Lipoic acid is an antioxidant, which means that it neutralizes naturally occurring but harmful chemicals known as free radicals. Unlike other antioxidants, which work only in water or fatty tissues, lipoic acid is unusual in that it functions in both water and fat.1,2 By comparison, vitamin E works only in fat and vitamin C works only in water. This gives lipoic acid an unusually broad spectrum of antioxidant action.

Antioxidants are a bit like kamikaze pilots, sacrificing themselves to knock out free radicals. One of the more interesting findings about lipoic acid is that it may help regenerate other antioxidants that have been used up. In addition, lipoic acid may be able to do the work of other antioxidants when the body is deficient in them.3,4

It is thought that certain nerve diseases are at least partially caused by free radical damage. Thanks to its combined fat and water solubility, lipoic acid can get into all the parts of a nerve cell and potentially protect it against such damage.
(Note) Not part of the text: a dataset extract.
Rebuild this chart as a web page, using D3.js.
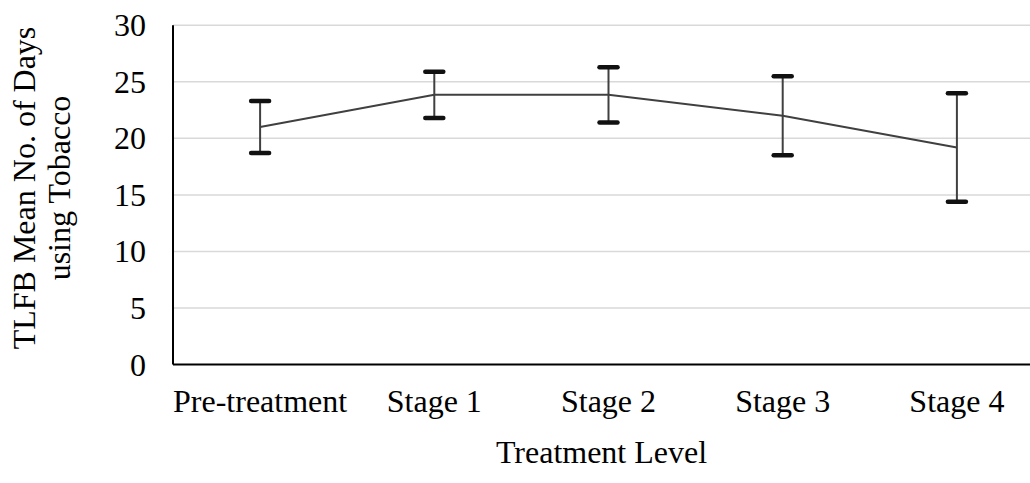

This is the rationale for studies on the potential benefits of lipoic acid for diabetic neuropathy.

A healthy body makes enough lipoic acid to supply its requirements; external sources are not necessary. However, several medical conditions appear to be accompanied by low levels of lipoic acid 5 —specifically diabetes, liver cirrhosis, and atherosclerosis —which suggests (but definitely does not prove) that supplementation would be helpful.

Liver and yeast contain some lipoic acid. Nonetheless, supplements are necessary to obtain therapeutic dosages.